Friday, November 21, 2008

Impact of Recession on Search Firms – Singapore context

Disclaimer: This is a personal weblog. The opinions expressed here represent my own and not those of my employer - Joe Neitham
Economic slow down, Financial Tsunami, down turn, recession, call it what you like but we seems to be heading for a definite period of persistent rise in uncertainties in the days ahead. We are experiencing what some would even call the worst recession since the Great Depression and the similarities between the Great Depression and the current recession aka Credit Crunch recession are very similar. Much like the credit crunch today, the Great Depression began with a stock market crash and the eventual meltdown of the financial system. The bad news for us is that the current recession is not over yet by anyone’s imagination and the longer the recession prolonged the closer we are to a state of deep and painful depression.

From recruitment perspective, recession does have direct consequences on recruitment plans and the severity of the recession dictates the surge or decline in recruitment activities. We are today probably experiencing the half way point of recession as it is expected to prolong till 2013 as seen from surveys around the globe.

As such, measures taken by different organisation across varied industry, in preparation for the bad times to come, ranges from the mild to the drastic – pay cut, hiring freeze, lay offs and retrenchment are the buzz words today.

Here at home in Singapore we’ve seen and heard of organisation such as CLSA resorting to pay cuts in order to avoid retrenching their staff and in most financial institutions we are seeing hiring freeze (at least in most part of the business) as the norm of the day such as JPMorgan, Credit Suisse, Standard Chartered Bank, etc. Retrenchment as the last resort is underway at DBS (Nov 14, 2008 The Straits Times), Citibank (Nov 19, 2008 Biz Times), HSBC (Wall Street Journal - Nov 17, 2008), Merrill Lynch (Oct 22, 2008 The Straits Times), UBS (Oct 22, 2008 The Straits Times), Standard Chartered Bank (Oct 29, 2008 The Straits Times). I have a feeling that we’ve not seen the last of such retrenchment activities in the banks as mentioned above and some of these banks will continue the next round of lay offs soon if not in the immediate future.

Outside of banks, some of the organisation that has taken lay offs route are Motorola, Nokia, GAP, NOL, AIA, IM Flash Tech., YKK, Allied Technologies Ltd. The list is expected to grow as many organisation need to resort to trimming their staff strength in order to sustain.

In the midst of all the doom and glooms around it is still heartening to know that organisations here such as Singtel and NTUC are declaring not to resort to lay offs, while banks like Barclays,
Standard Chartered bank, and ANZ are still hiring actively if not aggressively.

Types of search firms
The past few days I’ve been meeting up with few recruitment consultants and I guess their interpretation of the current recruitment scene varies from one to the other and that’s purely because of the space in which they operate.
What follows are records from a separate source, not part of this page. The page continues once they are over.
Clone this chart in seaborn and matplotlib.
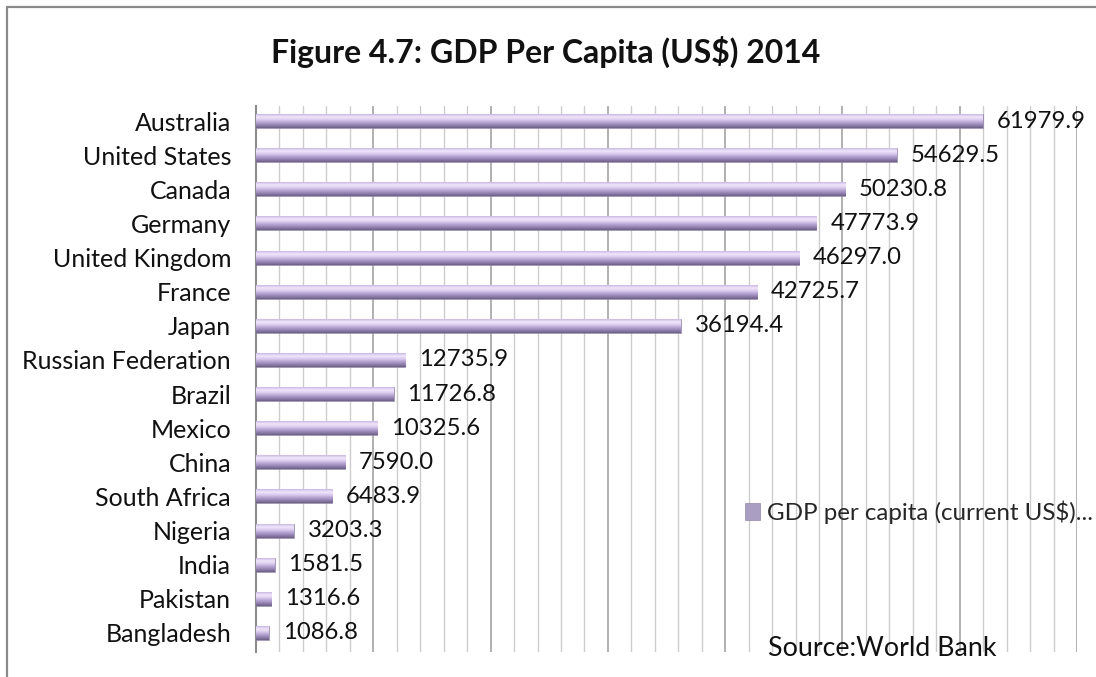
import numpy as np
import pandas as pd
import matplotlib
matplotlib.use("Agg")
import matplotlib.pyplot as plt
from matplotlib.lines import Line2D
from matplotlib.colors import LinearSegmentedColormap
import seaborn as sns

countries = ["Australia", "United States", "Canada", "Germany", "United Kingdom",
             "France", "Japan", "Russian Federation", "Brazil", "Mexico", "China",
             "South Africa", "Nigeria", "India", "Pakistan", "Bangladesh"]
gdp = [61979.9, 54629.5, 50230.8, 47773.9, 46297.0, 42725.7, 36194.4, 12735.9,
       11726.8, 10325.6, 7590.0, 6483.9, 3203.3, 1581.5, 1316.6, 1086.8]
series_label = "GDP per capita (current US$)..."
title = "Figure 4.7: GDP Per Capita (US$) 2014"
source = "Source:World Bank"

df = pd.DataFrame({"country": countries, "gdp": gdp})

sns.set_theme(style="white")
plt.rcParams["font.family"] = ["Lato", "DejaVu Sans"]

fig = plt.figure(figsize=(10.96, 6.77), dpi=100)
ax = fig.add_axes([0.2336, 0.0369, 0.9827 - 0.2336, 0.8434 - 0.0369])

sns.barplot(data=df, x="gdp", y="country", orient="h", color="#a898c8",
            width=0.41, edgecolor="#857799", linewidth=0.4, ax=ax,
            label=series_label, zorder=3)

# gradient shading to mimic the 3D bar look (light top, dark bottom)
cmap = LinearSegmentedColormap.from_list(
    "bar3d", ["#c9b8e2", "#f1e6fc", "#dccdf0", "#b6a5d3", "#9483b2", "#6d6084"])
grad = np.linspace(0, 1, 64).reshape(-1, 1)
for p in ax.patches:
    x0, y0 = p.get_x(), p.get_y()
    w, h = p.get_width(), p.get_height()
    im = ax.imshow(grad, cmap=cmap, aspect="auto",
                   extent=(x0, x0 + w, y0 + h, y0), origin="upper", zorder=4)
    im.set_clip_path(p)

ax.bar_label(ax.containers[0], fmt="%.1f", padding=10, fontsize=17.2,
             color="#111111", zorder=5)

ax.set_xlim(0, 70000)
ax.set_ylim(15.56, -0.44)
ax.set_xticks(np.arange(0, 70001, 10000))
ax.set_xticks(np.arange(0, 70001, 2000), minor=True)
ax.grid(False)
ax.grid(axis="x", which="minor", color="#cdcdcd", linewidth=1.0, zorder=0)
ax.grid(axis="x", which="major", color="#a3a3a3", linewidth=1.2, zorder=1)
ax.tick_params(axis="x", which="both", length=0, labelbottom=False)
ax.tick_params(axis="y", length=0, pad=18, labelsize=18, labelcolor="#111111")
ax.set_xlabel("")
ax.set_ylabel("")
for s in ["top", "right", "bottom"]:
    ax.spines[s].set_visible(False)
ax.spines["left"].set_color("#8c8c8c")
ax.spines["left"].set_linewidth(1.5)
ax.patch.set_alpha(0)

leg = ax.legend(loc="center left", bbox_to_anchor=(745 / 1096, 1 - 512 / 677),
                bbox_transform=fig.transFigure, frameon=False, fontsize=17.4,
                handlelength=0.6, handleheight=0.7, handletextpad=0.3,
                borderpad=0, borderaxespad=0)

fig.text(0.498, 1 - 52 / 677, title, ha="center", va="center",
         fontsize=23, fontweight="bold", color="#111111")
fig.text(768 / 1096, 1 - 648 / 677, source, ha="left", va="center",
         fontsize=19.3, color="#111111")

# chart-area border (top and left visible)
fig.add_artist(Line2D([7 / 1096, 1.0], [1 - 7 / 677, 1 - 7 / 677],
                      transform=fig.transFigure, color="#8a8a8a", linewidth=1.6))
fig.add_artist(Line2D([7 / 1096, 7 / 1096], [0, 1 - 7 / 677],
                      transform=fig.transFigure, color="#8a8a8a", linewidth=1.6))

fig.savefig("out.png", dpi=100)
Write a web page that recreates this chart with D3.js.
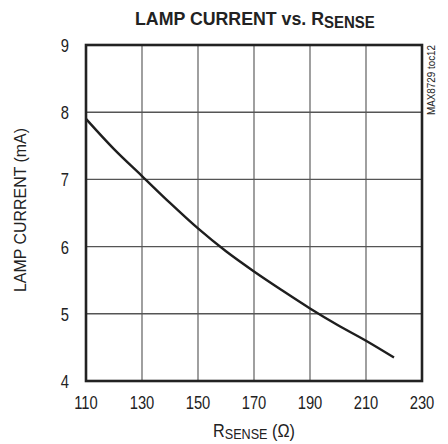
<!DOCTYPE html>
<html>
<head>
<meta charset="utf-8">
<script src="https://cdn.jsdelivr.net/npm/d3@7"></script>
<style>
  body { margin: 0; background: #fff; }
  text { font-family: "Liberation Sans", Arial, sans-serif; fill: #222; }
</style>
</head>
<body>
<svg id="chart" width="448" height="444"></svg>
<script>
// values
var rsense = [110, 120, 130, 140, 150, 160, 170, 180, 190, 200, 210, 220];
var current = [7.90, 7.45, 7.05, 6.65, 6.27, 5.93, 5.63, 5.35, 5.08, 4.83, 4.60, 4.35];
var xTicks = [110, 130, 150, 170, 190, 210, 230];
var yTicks = [4, 5, 6, 7, 8, 9];

var svg = d3.select('#chart');
var plotL = 86, plotR = 422, plotT = 45, plotB = 381;
var narrow = 0.82; // the original uses a condensed face

var x = d3.scaleLinear().domain([110, 230]).range([plotL, plotR]);
var y = d3.scaleLinear().domain([4, 9]).range([plotB, plotT]);

// grid
var grid = svg.append('g');
grid.selectAll('.vx').data(xTicks.slice(1, -1)).enter().append('line')
	.attr('x1', d => x(d)).attr('x2', d => x(d))
	.attr('y1', plotT).attr('y2', plotB)
	.attr('stroke', '#777').attr('stroke-width', 1.4);
grid.selectAll('.hy').data(yTicks.slice(1, -1)).enter().append('line')
	.attr('x1', plotL).attr('x2', plotR)
	.attr('y1', d => y(d)).attr('y2', d => y(d))
	.attr('stroke', '#555').attr('stroke-width', 1.4);

// curve
var line = d3.line().x((d, i) => x(rsense[i])).y(d => y(d)).curve(d3.curveMonotoneX);
svg.append('path').datum(current)
	.attr('d', line)
	.attr('fill', 'none')
	.attr('stroke', '#1e1e1e')
	.attr('stroke-width', 2.4);

// frame
svg.append('rect')
	.attr('x', plotL).attr('y', plotT)
	.attr('width', plotR - plotL).attr('height', plotB - plotT)
	.attr('fill', 'none').attr('stroke', '#222').attr('stroke-width', 2.6);

// tick labels
svg.selectAll('.xt').data(xTicks).enter().append('text')
	.attr('transform', d => 'translate(' + x(d) + ',409) scale(' + narrow + ',1)')
	.attr('text-anchor', 'middle')
	.style('font-size', '18px')
	.text(d => d);
svg.selectAll('.yt').data(yTicks).enter().append('text')
	.attr('transform', d => 'translate(69,' + (y(d) + 7) + ') scale(' + narrow + ',1)')
	.attr('text-anchor', 'end')
	.style('font-size', '18px')
	.text(d => d);

// title
var title = svg.append('text')
	.style('font-size', '19px').style('font-weight', 'bold');
title.append('tspan').text('LAMP CURRENT vs. R');
title.append('tspan').attr('dy', 3).style('font-size', '16px').text('SENSE');
var tw = title.node().getComputedTextLength();
title.attr('transform', 'translate(135,25) scale(' + (240 / tw) + ',1)');

// x label
var xl = svg.append('text')
	.style('font-size', '18px');
xl.append('tspan').text('R');
xl.append('tspan').attr('dy', 2).style('font-size', '14px').text('SENSE');
xl.append('tspan').attr('dy', -2).text(' (Ω)');
var xw = xl.node().getComputedTextLength();
xl.attr('transform', 'translate(213,437) scale(' + (82 / xw) + ',1)');

// y label
svg.append('text')
	.attr('transform', 'translate(26,210) rotate(-90)')
	.attr('text-anchor', 'middle')
	.style('font-size', '16px')
	.attr('textLength', 164).attr('lengthAdjust', 'spacingAndGlyphs')
	.text('LAMP CURRENT (mA)');

// side tag
svg.append('text')
	.attr('transform', 'translate(435,80) rotate(-90)')
	.attr('text-anchor', 'middle')
	.style('font-size', '10px')
	.attr('textLength', 70).attr('lengthAdjust', 'spacingAndGlyphs')
	.text('MAX8729 toc12');
</script>
</body>
</html>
Typically we have the following types of search firms here in Singapore –

Executive Search Firms: These are the true search firms where they only take on retained search. Typical search firm will have a strong Research team with strong market mapping capabilities and they do not have any particular industry that they limit themselves to but on roles – only senior management level. Some of the leading search firms in Singapore are -
· Egon Zehnder

· Spencer Stuart

· Amrop Hever Group

· Heidrick & Struggles

· Russell Reynolds

Recruitment Consulting Firms (Hybrid – Contingency/Retainer): These are firms that are strong on contingency however most will also take on 10%-20% retainer jobs. Consultants here are strong on end-to-end consulting and 2-5 consultants will share 1-3 researcher (only name generation and market mapping) and in some cases resourcers (Identify and shortlist candidates – email/phone/face-to-face). Focus on middle to senior level candidates. Some of them are -
· Talent2

· Hudson

· Robert Walters

· Derwent

· Korn Ferry

Recruitment Agency (Contingency - Contract/Perm): These are agencies that are typically focused on verticals and most of them are in Information Technology. Traditionally they only do contracting where they outsource engineers to client site and manage their payrolls. Lately, few of these agencies do not wish to miss out on the lucrative contingency business so they have dedicated consultants that only do permanent placements. In such places, often they will have dedicated Sales/Business Development (client facing) team that are supported by strong Resourcers in the back office. Some of the leading agencies are –
· A-IT

· Optimum

· Comtel

· Emerio

Trends in recruitment process

Recruitment Outsourcing:
In the past 2 years alone we have seen a rapid growth in recruitment outsourcing, also known as HRO(Human Resource Outsourcing), RPO (Recruitment Process Outsourcing), TAM (Talent Acquisition Management), etc and basically to quote the Recruitment Process Outsourcing Association
, "Recruitment Process Outsourcing is when a provider acts as a company's internal recruitment function for a portion or all of its jobs. RPO providers manage the entire recruiting/hiring process from job profiling through the on-boarding of the new hire, including staff, technology, method and reporting. A properly managed RPO will improve a company's time to hire, increase the quality of the candidate pool, provide verifiable metrics, reduce cost and improve governmental compliance.”
Some of the organisation that are outsourcing their recruitment functions in Singapore are –
· Credit Suisse to Alexander Mann Solutions

· Barclays to Resource Solutions/Robert Walters -

· Deutsche bank to Alexander Mann Solutions
· UBS to Talent2

· Merrill Lynch to Talent2

Corporate/In-house Recruiters:
For sometime now we’ve had HR folks taking on recruitment as a sub function and unfortunately these does not work well when you are recruiting in volumes. Some of the banks in Singapore that are increasingly relying on in-house recruiters are – ANZ, JPMorgan, Standard Chartered Bank, RBS, etc. Most of these in-house recruiters are from search background with many years of end-to-end recruitment experience under their belts. Obviously, they know what they are doing and they will definitely give some their vendors a run for their money.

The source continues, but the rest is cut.